WHAT IS NEEDED: Write out each line that follows exactly as it stands, without the pictures.

RECORDED DATA:
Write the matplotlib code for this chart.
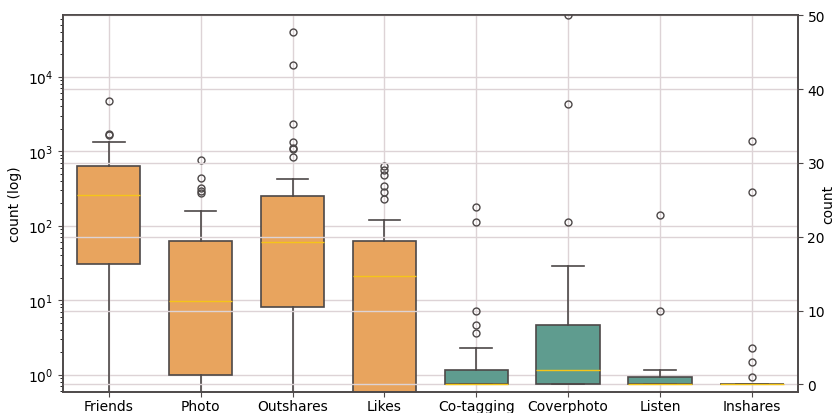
import numpy as np
import matplotlib
matplotlib.use("Agg")
import matplotlib.pyplot as plt

# ── Box statistics ────────────────────────────────────────────────────────────
log_labels = ["Friends", "Photo", "Outshares", "Likes"]
log_q1     = [30.6, 1.0, 8.0, 0.0]
log_med    = [261, 9.8, 60, 21]
log_q3     = [638, 62, 248, 62]
log_lo     = [0.0, 0.0, 0.0, 0.0]
log_hi     = [1330, 156, 424, 119]
log_fliers = [
    [4680, 1720, 1650],
    [769, 441, 318, 295, 272],
    [39400, 14400, 2340, 1330, 1110, 1070, 836],
    [627, 560, 479, 338, 281, 226],
]

lin_labels = ["Co-tagging", "Coverphoto", "Listen", "Inshares"]
lin_q1     = [0, 0, 0, 0]
lin_med    = [0, 2, 0, 0]
lin_q3     = [2, 8, 1, 0]
lin_lo     = [0, 0, 0, 0]
lin_hi     = [5, 16, 2, 0]
lin_fliers = [
    [24, 22, 10, 8, 7],
    [50, 38, 22],
    [23, 10],
    [33, 26, 5, 3, 1],
]

ORANGE = "#e8a45e"
TEAL   = "#5f9c8f"
EDGE   = "#4d4848"
MEDIAN = "#f5c518"
GRID   = "#ddd3d6"


def make_stats(labels, q1, med, q3, lo, hi, fliers):
    return [dict(label=l, q1=a, med=m, q3=b, whislo=w0, whishi=w1, fliers=f)
            for l, a, m, b, w0, w1, f in zip(labels, q1, med, q3, lo, hi, fliers)]


def draw(ax, stats, positions, color):
    ax.bxp(stats, positions=positions, widths=0.69, patch_artist=True,
           boxprops=dict(facecolor=color, edgecolor=EDGE, linewidth=1.2),
           whiskerprops=dict(color=EDGE, linewidth=1.2),
           capprops=dict(color=EDGE, linewidth=1.2),
           medianprops=dict(color=MEDIAN, linewidth=1.0),
           flierprops=dict(marker="o", markerfacecolor="none",
                           markeredgecolor=EDGE, markersize=5,
                           markeredgewidth=1.0),
           manage_ticks=False)


fig = plt.figure(figsize=(8.38, 4.14), dpi=100)
ax = fig.add_axes([0.075, 0.051, 0.877, 0.910])
ax2 = ax.twinx()

ax.set_yscale("log")
draw(ax, make_stats(log_labels, log_q1, log_med, log_q3, log_lo, log_hi, log_fliers),
     [0, 1, 2, 3], ORANGE)
draw(ax2, make_stats(lin_labels, lin_q1, lin_med, lin_q3, lin_lo, lin_hi, lin_fliers),
     [4, 5, 6, 7], TEAL)

ax.set_xlim(-0.5, 7.5)
ax.set_ylim(0.586, 67000)
ax2.set_ylim(-1, 50)
ax2.set_yticks([0, 10, 20, 30, 40, 50])

ax.set_xticks(range(8))
ax.set_xticklabels(log_labels + lin_labels, fontsize=10)
ax.set_ylabel("count (log)", fontsize=10)
ax2.set_ylabel("count", fontsize=10, labelpad=-3)
ax.tick_params(labelsize=10, color=EDGE)
ax.tick_params(axis="x", pad=1.5)
ax2.tick_params(labelsize=10, color=EDGE)

ax.grid(True, which="major", color=GRID, linewidth=1.0)
ax.set_axisbelow(True)
ax2.grid(True, axis="y", color=GRID, linewidth=1.0)
ax2.set_axisbelow(True)

for a in (ax, ax2):
    for s in a.spines.values():
        s.set_color(EDGE)
        s.set_linewidth(1.2)

fig.savefig("out.png", dpi=100)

TASK RESULT:
Write the matplotlib code for this chart.
import numpy as np
import matplotlib
matplotlib.use("Agg")
import matplotlib.pyplot as plt

# ── Box statistics ────────────────────────────────────────────────────────────
log_labels = ["Friends", "Photo", "Outshares", "Likes"]
log_q1     = [30.6, 1.0, 8.0, 0.0]
log_med    = [261, 9.8, 60, 21]
log_q3     = [638, 62, 248, 62]
log_lo     = [0.0, 0.0, 0.0, 0.0]
log_hi     = [1330, 156, 424, 119]
log_fliers = [
    [4680, 1720, 1650],
    [769, 441, 318, 295, 272],
    [39400, 14400, 2340, 1330, 1110, 1070, 836],
    [627, 560, 479, 338, 281, 226],
]

lin_labels = ["Co-tagging", "Coverphoto", "Listen", "Inshares"]
lin_q1     = [0, 0, 0, 0]
lin_med    = [0, 2, 0, 0]
lin_q3     = [2, 8, 1, 0]
lin_lo     = [0, 0, 0, 0]
lin_hi     = [5, 16, 2, 0]
lin_fliers = [
    [24, 22, 10, 8, 7],
    [50, 38, 22],
    [23, 10],
    [33, 26, 5, 3, 1],
]

ORANGE = "#e8a45e"
TEAL   = "#5f9c8f"
EDGE   = "#4d4848"
MEDIAN = "#f5c518"
GRID   = "#ddd3d6"


def make_stats(labels, q1, med, q3, lo, hi, fliers):
    return [dict(label=l, q1=a, med=m, q3=b, whislo=w0, whishi=w1, fliers=f)
            for l, a, m, b, w0, w1, f in zip(labels, q1, med, q3, lo, hi, fliers)]


def draw(ax, stats, positions, color):
    ax.bxp(stats, positions=positions, widths=0.69, patch_artist=True,
           boxprops=dict(facecolor=color, edgecolor=EDGE, linewidth=1.2),
           whiskerprops=dict(color=EDGE, linewidth=1.2),
           capprops=dict(color=EDGE, linewidth=1.2),
           medianprops=dict(color=MEDIAN, linewidth=1.0),
           flierprops=dict(marker="o", markerfacecolor="none",
                           markeredgecolor=EDGE, markersize=5,
                           markeredgewidth=1.0),
           manage_ticks=False)


fig = plt.figure(figsize=(8.38, 4.14), dpi=100)
ax = fig.add_axes([0.075, 0.051, 0.877, 0.910])
ax2 = ax.twinx()

ax.set_yscale("log")
draw(ax, make_stats(log_labels, log_q1, log_med, log_q3, log_lo, log_hi, log_fliers),
     [0, 1, 2, 3], ORANGE)
draw(ax2, make_stats(lin_labels, lin_q1, lin_med, lin_q3, lin_lo, lin_hi, lin_fliers),
     [4, 5, 6, 7], TEAL)

ax.set_xlim(-0.5, 7.5)
ax.set_ylim(0.586, 67000)
ax2.set_ylim(-1, 50)
ax2.set_yticks([0, 10, 20, 30, 40, 50])

ax.set_xticks(range(8))
ax.set_xticklabels(log_labels + lin_labels, fontsize=10)
ax.set_ylabel("count (log)", fontsize=10)
ax2.set_ylabel("count", fontsize=10, labelpad=-3)
ax.tick_params(labelsize=10, color=EDGE)
ax.tick_params(axis="x", pad=1.5)
ax2.tick_params(labelsize=10, color=EDGE)

ax.grid(True, which="major", color=GRID, linewidth=1.0)
ax.set_axisbelow(True)
ax2.grid(True, axis="y", color=GRID, linewidth=1.0)
ax2.set_axisbelow(True)

for a in (ax, ax2):
    for s in a.spines.values():
        s.set_color(EDGE)
        s.set_linewidth(1.2)

fig.savefig("out.png", dpi=100)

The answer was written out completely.